Memo: Halliburton failed to purify GIs’ water
Internal report says contamination could've caused 'mass sickness or death
http://www.msnbc.msn.com/id/11854311/ Updated: 6:28 a.m. ET March 16, 2006
WASHINGTON - Halliburton Co. failed to protect the water supply it is paid to purify for U.S. soldiers throughout Iraq, in one instance missing contamination that could have caused “mass sickness or death,” an internal company report concluded.
The contaminated, non-chlorinated water at Ar Ramadi was discovered in March 2005 in a commode by Ben Carter, a KBR water expert at the base. In an interview, Carter said he resigned after KBR barred him from notifying the military and senior company officials about the untreated water.
A supervisor at Ar Ramadi “told me to stop e-mailing” company officials outside the base and warned that informing the military “was none of my concern,” Carter said. He said he threatened to sue if company officials didn’t let him be examined to determine whether he suffered medical problems from exposure to the contaminated water.
A lack of training for key personnel. “Theatre wide there is no formalized training for anyone at any level in concerns to water operations.”

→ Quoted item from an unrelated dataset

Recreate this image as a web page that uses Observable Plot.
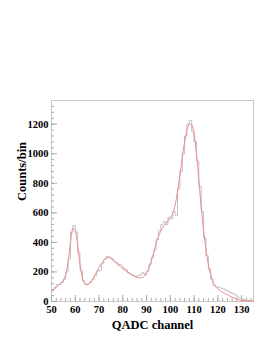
<!DOCTYPE html>
<html>
<head>
<meta charset="utf-8">
<script src="https://cdn.jsdelivr.net/npm/d3@7"></script>
<script src="https://cdn.jsdelivr.net/npm/@observablehq/plot@0.6"></script>
<style>
  html, body { margin: 0; padding: 0; background: #fff; }
  #chart svg { display: block; }
</style>
</head>
<body>
<div id="chart"></div>
<script>
// Histogram bins (lower edge of 1-channel bins) and counts
const binStart = d3.range(50, 135);
const histCounts = [
  75, 95, 115, 115, 130, 150, 200, 290, 470, 515,
  470, 330, 210, 140, 115, 120, 130, 150, 175, 205,
  210, 255, 285, 305, 300, 290, 270, 262, 250, 245,
  225, 215, 195, 185, 175, 170, 175, 180, 195, 180,
  205, 250, 300, 350, 420, 480, 520, 540, 520, 570,
  560, 610, 580, 760, 880, 1000, 1120, 1200, 1225, 1150,
  1080, 950, 780, 610, 430, 310, 220, 150, 110, 100,
  95, 90, 85, 75, 70, 60, 55, 45, 30, 25,
  15, 10, 10, 5, 5
];
// Fit curve sampled at integer channels
const fitX = d3.range(50, 136);
const fitY = [
  68, 80, 95, 110, 125, 145, 185, 270, 400, 495,
  480, 380, 250, 160, 122, 115, 125, 145, 170, 200,
  230, 258, 280, 294, 298, 292, 280, 265, 250, 236,
  222, 210, 198, 188, 178, 170, 164, 160, 160, 172,
  195, 230, 275, 330, 390, 440, 478, 505, 525, 545,
  565, 595, 650, 740, 850, 970, 1080, 1160, 1200, 1195,
  1130, 1000, 820, 640, 480, 350, 250, 180, 132, 103,
  85, 73, 63, 54, 45, 37, 30, 23, 17, 12,
  8, 6, 4, 3, 2, 2
];
const xMajor = [50, 60, 70, 80, 90, 100, 110, 120, 130];
const xMinor = d3.range(50, 135, 2);
const yMajor = [0, 200, 400, 600, 800, 1000, 1200];
const yMinor = d3.range(0, 1360, 40);
const xTitle = "QADC channel";
const yTitle = "Counts/bin";

const W = 273, H = 353;
const mTop = 100, mBottom = 52, mLeft = 51, mRight = 20;
const innerW = W - mLeft - mRight, innerH = H - mTop - mBottom;

const hist = binStart.map((x, i) => ({x, y: histCounts[i]}));
hist.push({x: 135, y: histCounts[histCounts.length - 1]});
const fit = fitX.map((x, i) => ({x, y: fitY[i]}));

const font = "'Liberation Serif', 'DejaVu Serif', serif";

const chart = Plot.plot({
  width: W,
  height: H,
  marginTop: mTop,
  marginBottom: mBottom,
  marginLeft: mLeft,
  marginRight: mRight,
  style: {fontFamily: font, fontWeight: "bold", fontSize: "10.5px", background: "#fff", color: "#000"},
  x: {domain: [50, 135]},
  y: {domain: [0, 1360]},
  marks: [
    Plot.frame({stroke: "#c8c8c8"}),
    Plot.tickX(xMinor, {x: d => d, insetTop: innerH - 3, stroke: "#aaa"}),
    Plot.tickX(xMajor, {x: d => d, insetTop: innerH - 6, stroke: "#aaa"}),
    Plot.tickY(yMinor, {y: d => d, insetRight: innerW - 3, stroke: "#aaa"}),
    Plot.tickY(yMajor, {y: d => d, insetRight: innerW - 6, stroke: "#aaa"}),
    Plot.line(hist, {x: "x", y: "y", curve: "step-after", stroke: "#c2c2c2", strokeWidth: 1}),
    Plot.line(fit, {x: "x", y: "y", curve: "monotone-x", stroke: "#f28a8a", strokeWidth: 1}),
    Plot.axisX(xMajor, {tickSize: 0, tickPadding: 4, label: null, tickFormat: "d", fontWeight: "bold", fontSize: 10.5}),
    Plot.axisY(yMajor, {tickSize: 0, tickPadding: 3, label: null, tickFormat: "d", fontWeight: "bold", fontSize: 10.5}),
    Plot.text([xTitle], {frameAnchor: "bottom", dy: 27, text: d => d, fontSize: 12.5, fontWeight: "bold", fill: "#000"}),
    Plot.text([yTitle], {frameAnchor: "left", dx: -30, rotate: -90, text: d => d, fontSize: 12.5, fontWeight: "bold", fill: "#000"})
  ]
});
document.getElementById("chart").appendChild(chart);
</script>
</body>
</html>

Confusion between KBR and military officials over their respective roles. For instance, each assumed the other would chlorinate the water at Ar Ramadi for any uses that would require the treatment.

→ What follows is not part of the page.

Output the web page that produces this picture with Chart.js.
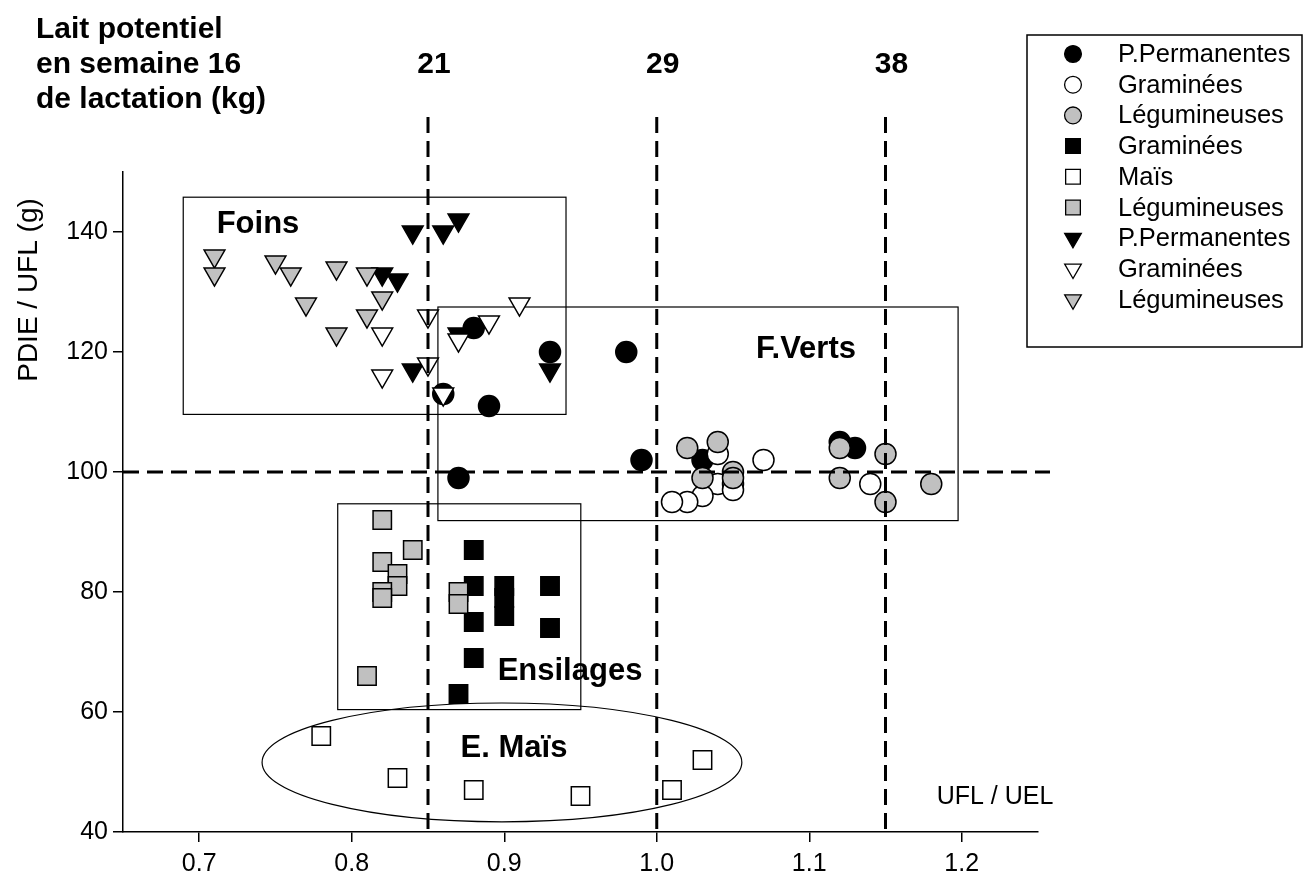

Inadequate or nonexistent records that could have caught problems in advance. Little or no documentation was kept on water inventories, safety stand-downs, audits of water quality, deliveries, inspections and logs showing alterations or modifications to water systems.
Relying on employees the company identified as semiskilled labor, and paid as unskilled workers in the pay structure.
The report said the event at Ar Ramadi could have been prevented if KBR’s Reverse Osmosis Units on the site had been assembled, instead of relying on the military’s water production facilities.